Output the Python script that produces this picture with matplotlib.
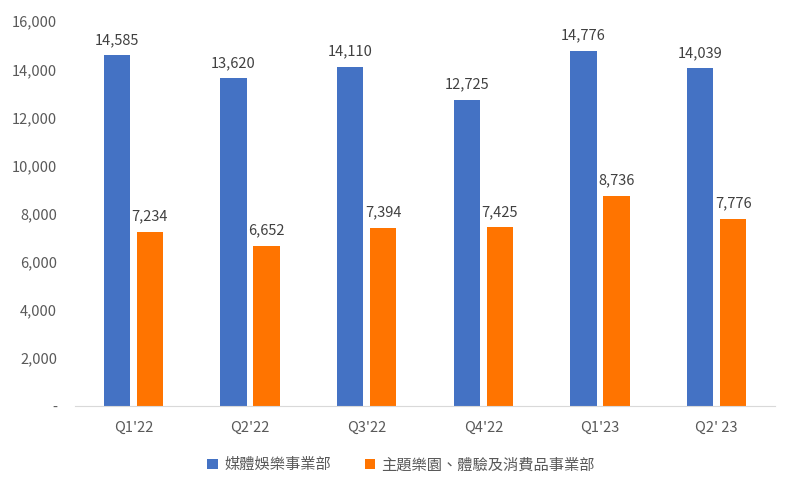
import numpy as np
import matplotlib
matplotlib.use("Agg")
import matplotlib.pyplot as plt
from matplotlib.ticker import FuncFormatter

plt.rcParams['font.family'] = ['Noto Sans CJK TC', 'DejaVu Sans']

quarters = ["Q1'22", "Q2'22", "Q3'22", "Q4'22", "Q1'23", "Q2' 23"]
media = [14585, 13620, 14110, 12725, 14776, 14039]
parks = [7234, 6652, 7394, 7425, 8736, 7776]
names = ["媒體娛樂事業部", "主題樂園、體驗及消費品事業部"]

blue = '#4472C4'
orange = '#FF7400'
grey = '#595959'

fig = plt.figure(figsize=(7.94, 4.78), dpi=100)
ax = fig.add_axes([0.0945, 0.1506, 0.8815, 0.805])

x = np.arange(len(quarters))
w = 0.225
off = 0.141
b1 = ax.bar(x - off, media, w, color=blue, label=names[0])
b2 = ax.bar(x + off, parks, w, color=orange, label=names[1])

for bars in (b1, b2):
    for r in bars:
        ax.text(r.get_x() + r.get_width() / 2, r.get_height() + 350,
                f"{int(r.get_height()):,}", ha='center', va='bottom',
                fontsize=10.5, color='#404040')

ax.set_xlim(-0.5, len(quarters) - 0.5)
ax.set_ylim(0, 16000)
ax.set_yticks(np.arange(0, 16001, 2000))
ax.yaxis.set_major_formatter(FuncFormatter(lambda v, p: '-' if v == 0 else f"{int(v):,}"))
ax.set_xticks(x)
ax.set_xticklabels(quarters)
ax.tick_params(axis='both', length=0, labelsize=10.5, colors=grey)
ax.tick_params(axis='x', pad=11)
ax.tick_params(axis='y', pad=13)

for s in ['top', 'right', 'left']:
    ax.spines[s].set_visible(False)
ax.spines['bottom'].set_color('#D9D9D9')

ax.legend(loc='upper center', bbox_to_anchor=(0.466, -0.095), ncol=2, frameon=False,
          fontsize=11, handlelength=0.7, handleheight=0.7, handletextpad=0.4,
          columnspacing=2.2, labelcolor=grey)

fig.savefig('out.png', dpi=100)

What you have to do ->
Without including any pictures, reproduce the listing exactly.

The answer ->
Output the Python script that produces this picture with matplotlib.
import numpy as np
import matplotlib
matplotlib.use("Agg")
import matplotlib.pyplot as plt
from matplotlib.ticker import FuncFormatter

plt.rcParams['font.family'] = ['Noto Sans CJK TC', 'DejaVu Sans']

quarters = ["Q1'22", "Q2'22", "Q3'22", "Q4'22", "Q1'23", "Q2' 23"]
media = [14585, 13620, 14110, 12725, 14776, 14039]
parks = [7234, 6652, 7394, 7425, 8736, 7776]
names = ["媒體娛樂事業部", "主題樂園、體驗及消費品事業部"]

blue = '#4472C4'
orange = '#FF7400'
grey = '#595959'

fig = plt.figure(figsize=(7.94, 4.78), dpi=100)
ax = fig.add_axes([0.0945, 0.1506, 0.8815, 0.805])

x = np.arange(len(quarters))
w = 0.225
off = 0.141
b1 = ax.bar(x - off, media, w, color=blue, label=names[0])
b2 = ax.bar(x + off, parks, w, color=orange, label=names[1])

for bars in (b1, b2):
    for r in bars:
        ax.text(r.get_x() + r.get_width() / 2, r.get_height() + 350,
                f"{int(r.get_height()):,}", ha='center', va='bottom',
                fontsize=10.5, color='#404040')

ax.set_xlim(-0.5, len(quarters) - 0.5)
ax.set_ylim(0, 16000)
ax.set_yticks(np.arange(0, 16001, 2000))
ax.yaxis.set_major_formatter(FuncFormatter(lambda v, p: '-' if v == 0 else f"{int(v):,}"))
ax.set_xticks(x)
ax.set_xticklabels(quarters)
ax.tick_params(axis='both', length=0, labelsize=10.5, colors=grey)
ax.tick_params(axis='x', pad=11)
ax.tick_params(axis='y', pad=13)

for s in ['top', 'right', 'left']:
    ax.spines[s].set_visible(False)
ax.spines['bottom'].set_color('#D9D9D9')

ax.legend(loc='upper center', bbox_to_anchor=(0.466, -0.095), ncol=2, frameon=False,
          fontsize=11, handlelength=0.7, handleheight=0.7, handletextpad=0.4,
          columnspacing=2.2, labelcolor=grey)

fig.savefig('out.png', dpi=100)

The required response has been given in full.